The conglomerates Sanderson studied occur in an outcrop along coastal cliffs from Ururoa Point to Albatross Point and parts of the south Kawhia Harbour coast. They are isolated and even today parts are accessible only by boat. Sanderson did much of her fieldwork for her thesis on horseback, with the help of field assistants Charles Laws, Alan Mason, and Helen Pirie. Laws was the paleontologist in the Geology Department, Mason had just completed an MSc in geology, and Pirie was a fellow geology student. When Sanderson graduated in 1951, she held the first postgraduate degree in geology by a woman at a New Zealand university.

== Career ==
Sanderson worked as a research assistant and lapidary technician in the Geology Department at Auckland University College for almost five years. During this time she prepared her thesis work for publication. She then, in January 1954, travelled to England for several months with a friend, Jocelyn Laws, whose father Charles had assisted Sanderson in the field. The visit was obviously a success, as in 1955 Sanderson had her university job held open for her while she returned to England for a working holiday. By this time she had a publication to go alongside her MSc with Honours and a strong reference from department head Arnold Lillie.

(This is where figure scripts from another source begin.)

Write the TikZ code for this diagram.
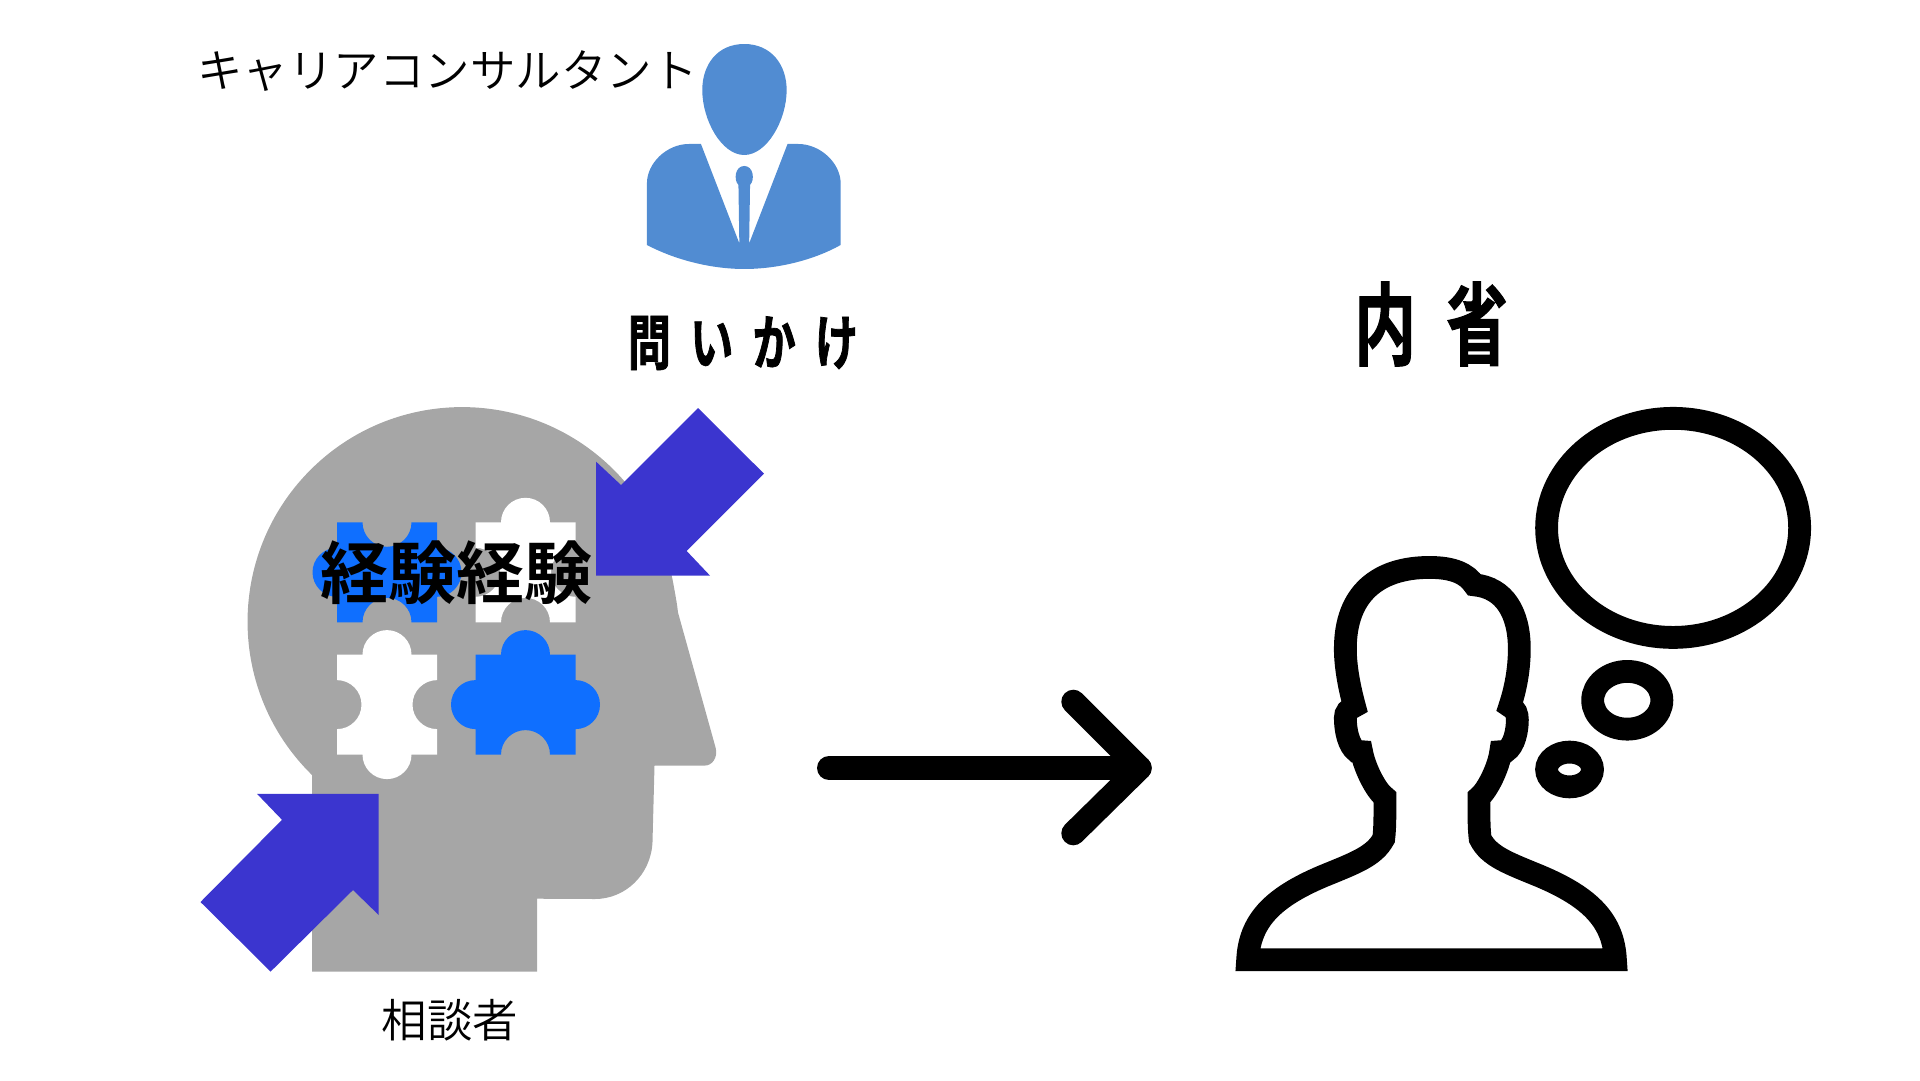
\documentclass[tikz,border=0pt]{standalone}
\usepackage{fontspec}
\newfontfamily\jplight{Noto Sans CJK JP DemiLight}
\newfontfamily\jpbold[BoldFont={Noto Sans CJK JP Bold}]{Noto Sans CJK JP}
\newfontfamily\jpcond[FakeStretch=0.72,LetterSpace=32,FakeBold=1.2]{Noto Sans CJK JP Bold}
\newfontfamily\jpcondb[FakeStretch=0.68,LetterSpace=34,FakeBold=1.2]{Noto Sans CJK JP Bold}
\definecolor{headgrey}{HTML}{A6A6A6}
\definecolor{puzzleblue}{HTML}{0F6FFF}
\definecolor{arrowblue}{HTML}{3B35CF}
\definecolor{suitblue}{HTML}{518CD2}
\tikzset{
  lbl/.style={inner sep=0pt,anchor=center,text=black},
  ink/.style={draw=black,line width=22.8pt,fill=none,miter limit=10},
  bigarrow/.style={draw=black,line width=24pt,line cap=round,line join=round},
  dblue/.style={fill=arrowblue,draw=none}
}
% #1 x, #2 y, #3 colour, #4 top, #5 right, #6 bottom, #7 left (1 tab, -1 notch)
\newcommand{\jigsaw}[7]{%
  \fill[#3] (#1,#2) -- ++(25.5,0) arc[start angle=180,delta angle=#4*180,radius=24.5]
    -- (#1+100,#2) -- ++(0,25.5) arc[start angle=-90,delta angle=#5*180,radius=24.5]
    -- (#1+100,#2+100) -- ++(-25.5,0) arc[start angle=0,delta angle=#6*180,radius=24.5]
    -- (#1,#2+100) -- ++(0,-25.5) arc[start angle=90,delta angle=#7*180,radius=24.5]
    -- cycle;}
\begin{document}
\begin{tikzpicture}[x=1pt,y=1pt,yscale=-1]
\useasboundingbox (0,0) rectangle (1920,1080);
% head
\fill[headgrey] (312,971.6) -- (312,775)
  arc[start angle=134.4,end angle=349.3,radius=214.6]
  .. controls (675,593) and (677,603) .. (678,612.5) -- (715.7,748)
  .. controls (718,758) and (712,765.6) .. (704.5,765.6) -- (654.5,765.6) -- (652.5,842)
  .. controls (651,875) and (625,899) .. (595,899) -- (537,898.7) -- (537,971.6) -- cycle;
% puzzle
\jigsaw{337}{522.3}{puzzleblue}{-1}{1}{-1}{1}
\jigsaw{475.5}{522.3}{white}{1}{-1}{-1}{-1}
\jigsaw{337}{654.6}{white}{1}{-1}{1}{-1}
\jigsaw{475.5}{654.6}{puzzleblue}{1}{1}{-1}{1}
% blue arrows
\fill[dblue] (698,408) -- (764,473.7) -- (686.7,551) -- (710,575.6) -- (596,575.6) -- (596,461.6) -- (621,485) -- cycle;
\fill[dblue] (257,793.8) -- (378.7,793.8) -- (378.7,915) -- (353,890) -- (270.6,971.6) -- (200.5,902) -- (282,819.8) -- cycle;
% suit person
\begin{scope}[shift={(180,20)},xscale=0.4464,yscale=0.3333]
\fill[suitblue] (1264,72) .. controls (1325,72) and (1359,135) .. (1359,210)
  .. controls (1359,300) and (1315,405) .. (1264,405)
  .. controls (1213,405) and (1170,300) .. (1170,210)
  .. controls (1170,135) and (1203,72) .. (1264,72) -- cycle;
\fill[suitblue] (1046,675) -- (1046,490) .. controls (1046,430) and (1090,372) .. (1140,372) -- (1167,372)
  -- (1253,670) -- (1251,495) .. controls (1240,480) and (1243,438) .. (1264,438)
  .. controls (1285,438) and (1288,480) .. (1277,495) -- (1275,670) -- (1361,372) -- (1385,372)
  .. controls (1435,372) and (1480,430) .. (1480,490) -- (1480,675)
  .. controls (1420,720) and (1340,747) .. (1264,747)
  .. controls (1190,747) and (1110,720) .. (1046,675) -- cycle;
\end{scope}
% thinker
\begin{scope}[shift={(1220,380)},scale=0.3954]
\draw[ink] (70,1466) .. controls (75,1370) and (130,1310) .. (260,1255)
  .. controls (340,1222) and (390,1205) .. (414,1160)
  .. controls (418,1130) and (417,1080) .. (417,1055)
  .. controls (395,1040) and (365,980) .. (358,940)
  -- (345,939) .. controls (325,925) and (317,885) .. (317,855)
  .. controls (317,840) and (325,832) .. (340,825)
  .. controls (325,770) and (317,720) .. (317,680)
  .. controls (317,540) and (400,474) .. (530,474)
  .. controls (590,474) and (625,490) .. (643,518)
  .. controls (720,525) and (757,590) .. (757,680)
  .. controls (757,730) and (748,780) .. (733,825)
  .. controls (748,832) and (752,845) .. (752,860)
  .. controls (752,885) and (745,925) .. (723,939)
  -- (710,940) .. controls (705,980) and (675,1040) .. (655,1055)
  .. controls (655,1080) and (654,1130) .. (658,1160)
  .. controls (680,1205) and (730,1222) .. (810,1255)
  .. controls (940,1310) and (995,1370) .. (1000,1466) -- cycle;
\draw[ink] (1146,374) ellipse[x radius=320,y radius=277];
\draw[ink] (1030,810) ellipse[x radius=87.5,y radius=73];
\draw[ink] (884,985) ellipse[x radius=58,y radius=44];
\end{scope}
% connector
\coordinate (arrowstart) at (829,768);
\coordinate (arrowtip) at (1139.7,768);
\coordinate (wingtop) at (1073.3,701.7);
\coordinate (wingbot) at (1073.3,833.3);
\draw[bigarrow] (arrowstart) -- (arrowtip);
\draw[bigarrow] (wingtop) -- (arrowtip) -- (wingbot);
% labels
\node[lbl] (consultant) at (447.5,71) {\fontsize{45.5pt}{50pt}\jplight キャリアコンサルタント};
\node[lbl] (client) at (450,1020) {\fontsize{45.5pt}{50pt}\jplight 相談者};
\node[lbl] (exp) at (456,573) {\fontsize{68pt}{72pt}\jpbold\bfseries 経験経験};
\node[lbl] (question) at (743,343) {\fontsize{60pt}{62pt}\jpcond 問いかけ};
\node[lbl] (intro) at (1431,324) {\fontsize{90pt}{94pt}\jpcondb 内省};
\end{tikzpicture}
\end{document}
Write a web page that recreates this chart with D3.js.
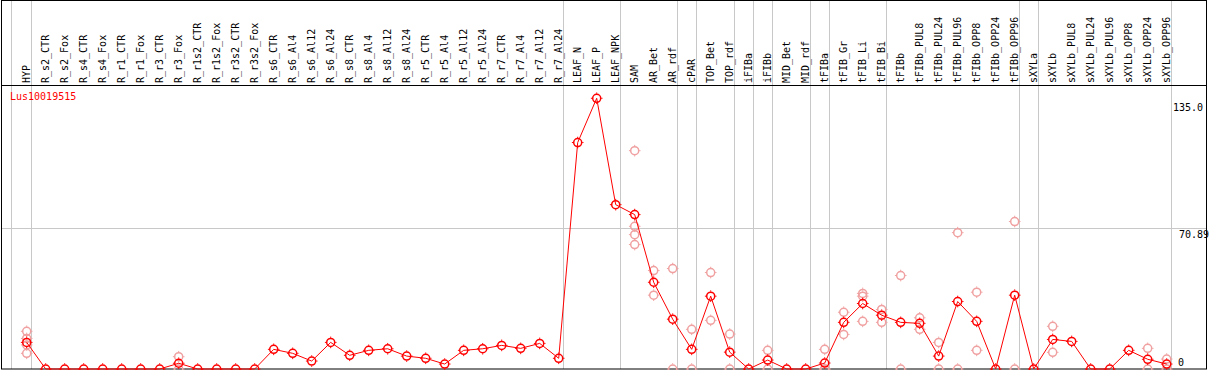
<!DOCTYPE html>
<html>
<head>
<meta charset="utf-8">
<script src="https://cdn.jsdelivr.net/npm/d3@7"></script>
<style>
  body { margin: 0; background: #fff; }
  text { font-family: "DejaVu Sans Mono", monospace; font-size: 10px; }
</style>
</head>
<body>
<script>
var geneName = "Lus10019515";

var categories = ["HYP", "R_s2_CTR", "R_s2_Fox", "R_s4_CTR", "R_s4_Fox", "R_r1_CTR", "R_r1_Fox",
  "R_r3_CTR", "R_r3_Fox", "R_r1s2_CTR", "R_r1s2_Fox", "R_r3s2_CTR", "R_r3s2_Fox",
  "R_s6_CTR", "R_s6_Al4", "R_s6_Al12", "R_s6_Al24", "R_s8_CTR", "R_s8_Al4", "R_s8_Al12", "R_s8_Al24",
  "R_r5_CTR", "R_r5_Al4", "R_r5_Al12", "R_r5_Al24", "R_r7_CTR", "R_r7_Al4", "R_r7_Al12", "R_r7_Al24",
  "LEAF_N", "LEAF_P", "LEAF_NPK", "SAM", "AR_Bet", "AR_rdf", "cPAR", "TOP_Bet", "TOP_rdf",
  "iFIBa", "iFIBb", "MID_Bet", "MID_rdf", "tFIBa", "tFIB_Gr", "tFIB_Li", "tFIB_Bi", "tFIBb",
  "tFIBb_PUL8", "tFIBb_PUL24", "tFIBb_PUL96", "tFIBb_OPP8", "tFIBb_OPP24", "tFIBb_OPP96",
  "sXYLa", "sXYLb", "sXYLb_PUL8", "sXYLb_PUL24", "sXYLb_PUL96", "sXYLb_OPP8", "sXYLb_OPP24", "sXYLb_OPP96"];

// mean expression per sample
var means = [13.4, 0, 0, 0, 0, 0, 0, 0, 2.9, 0, 0, 0, 0,
  9.9, 7.9, 4.0, 13.4, 6.9, 9.4, 10.2, 6.5,
  5.4, 2.5, 9.4, 10.2, 11.9, 10.4, 12.9, 5.4,
  114.1, 136.4, 82.8, 77.8, 43.7, 25.1, 9.9, 36.7, 8.5,
  0, 4.5, 0, 0, 3.0, 23.5, 33.0, 27.1, 23.5,
  23.0, 6.5, 34.0, 24.0, 0, 37.2,
  0, 14.9, 13.9, 0, 0, 9.4, 4.9, 2.5];

// individual replicates (only where they are visible)
var replicates = {
  "HYP": [19.0, 15.4, 12.1, 7.9],
  "R_r3_Fox": [6.2, 0],
  "SAM": [110.0, 71.9, 67.7, 62.7],
  "AR_Bet": [49.6, 37.2],
  "AR_rdf": [50.6, 0],
  "cPAR": [20.0, 0],
  "TOP_Bet": [48.6, 24.5],
  "TOP_rdf": [17.6, 0],
  "iFIBb": [9.4, 0],
  "tFIBa": [9.9, 0, 0],
  "tFIB_Gr": [28.6, 17.4],
  "tFIB_Li": [38.1, 36.7, 24.0],
  "tFIB_Bi": [30.0, 23.5],
  "tFIBb": [47.1, 0],
  "tFIBb_PUL8": [25.8, 20.0],
  "tFIBb_PUL24": [13.4, 0],
  "tFIBb_PUL96": [68.7, 0],
  "tFIBb_OPP8": [38.7, 9.4],
  "tFIBb_OPP96": [74.3, 0],
  "sXYLb": [21.5, 8.4],
  "sXYLb_OPP24": [10.4, 0],
  "sXYLb_OPP96": [5.0, 0]
};

// group separators are drawn after these samples
var separatorsAfter = ["HYP", "R_r7_Al24", "LEAF_NPK", "AR_rdf", "cPAR", "TOP_rdf", "iFIBa", "iFIBb",
  "MID_rdf", "tFIBa", "tFIB_Bi", "tFIBb_OPP96", "sXYLa", "sXYLb_OPP96"];

var yTicks = [0, 70.89, 135.0];
var yMax = 141.78;

var width = 1209, height = 370;

var svg = d3.select("body").append("svg")
    .attr("width", width)
    .attr("height", height);

var x = d3.scalePoint()
    .domain(categories)
    .range([26.7, 1166.7]);

var y = d3.scaleLinear()
    .domain([0, yMax])
    .range([369, 87.6]);

function px(v) { return Math.round(v) + 0.5; }

// vertical separators
var sepX = [x(categories[0]) - x.step() + 3].concat(separatorsAfter.map(function(c){ return x(c) + 4; }));
svg.append("g").selectAll("line")
    .data(sepX)
    .enter().append("line")
    .attr("x1", function(d){ return px(d); })
    .attr("x2", function(d){ return px(d); })
    .attr("y1", 0)
    .attr("y2", 369)
    .style("stroke", "#c8c8c8");

// middle gridline
svg.append("line")
    .attr("x1", 1).attr("x2", 1207)
    .attr("y1", px(y(yTicks[1]))).attr("y2", px(y(yTicks[1])))
    .style("stroke", "#c8c8c8");

// frame
svg.append("rect")
    .attr("x", 1.5).attr("y", 0.5)
    .attr("width", 1205).attr("height", 368.5)
    .style("fill", "none")
    .style("stroke", "#000");
svg.append("line")
    .attr("x1", 1).attr("x2", 1207)
    .attr("y1", 85.5).attr("y2", 85.5)
    .style("stroke", "#000");

// sample labels
svg.append("g").selectAll("text")
    .data(categories)
    .enter().append("text")
    .attr("transform", function(d){ return "translate(" + (x(d) + 3.5) + ",83) rotate(-90)"; })
    .text(function(d){ return d; });

// y labels
svg.append("g").selectAll("text")
    .data(yTicks)
    .enter().append("text")
    .attr("x", function(d){ return d === 0 ? 1178 : (d > 100 ? 1173 : 1179); })
    .attr("y", function(d){ return d === 0 ? y(d) - 3 : y(d) + 10; })
    .text(function(d){ return d === 0 ? "0" : (d % 1 === 0 ? d.toFixed(1) : d); });

svg.append("text")
    .attr("x", 10).attr("y", 100)
    .style("fill", "red")
    .text(geneName);

function marker(g, color) {
  g.append("circle")
      .attr("r", 4)
      .style("fill", "none")
      .style("stroke", color)
      .style("stroke-width", 1.5);
  g.append("path")
      .attr("d", "M0,-5.8V-4.5M0,4.5V5.8M-5.8,0H-4.5M4.5,0H5.8")
      .style("stroke", color)
      .style("stroke-width", 1);
}

// replicates
var reps = [];
categories.forEach(function(c){
  (replicates[c] || []).forEach(function(v){ reps.push({c: c, v: v}); });
});
svg.append("g").selectAll("g")
    .data(reps)
    .enter().append("g")
    .attr("transform", function(d){ return "translate(" + x(d.c) + "," + y(d.v) + ")"; })
    .each(function(){ marker(d3.select(this), "#f0a0a0"); });

// mean line
var line = d3.line()
    .x(function(d, i){ return x(categories[i]); })
    .y(function(d){ return y(d); });

svg.append("path")
    .datum(means)
    .attr("d", line)
    .style("fill", "none")
    .style("stroke", "red")
    .style("stroke-width", 1);

svg.append("g").selectAll("g")
    .data(means)
    .enter().append("g")
    .attr("transform", function(d, i){ return "translate(" + x(categories[i]) + "," + y(d) + ")"; })
    .each(function(){ marker(d3.select(this), "red"); });
</script>
</body>
</html>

Sanderson successfully applied for a job with the British Geological Survey, initially employed as a technician. She was based in the Petrographical Department of the Geological Museum at South Kensington. The position represented a challenge to civil service administrators as there had not been a similarly qualified woman employed by the service previously. Eventually, an employment category was created specially for Sanderson, that of "experimental technician". In the ten years that Sanderson held her post, only one other woman was employed in the category. Sanderson's work involved identifying geological samples brought in by the general public, and preparing and examining thin-sections for research. For the Ministry of Works, she undertook fieldwork to source materials to repair heritage monuments and buildings, and undertook a petrographic examination of the samples collected in the field.

== Later life ==
In 1964, she married petrologist Robin Sanderson, and was required by civil service rules to resign from her job. Robin Sanderson had been working at the British Geological Survey but shortly after their marriage he took a curatorial position at the Natural History Museum. On retirement from that role, he worked as a consultant geologist, and specialised in the analysis, identification, and sourcing of stone for use in architectural reconstruction work. Since this was closely aligned with the work Sanderson had been doing during her career, Sanderson provided advice to her husband in this work.

Sanderson had two sons. She died on 6 May 2016 in London.

== Legacy ==
Sanderson's example inspired geologist Heather Nicholson to undertake a field-based MSc, mapping Waiheke island, completed in 1954.

In 2017 Sanderson was selected as one of the Royal Society Te Apārangi's 150 women in 150 words.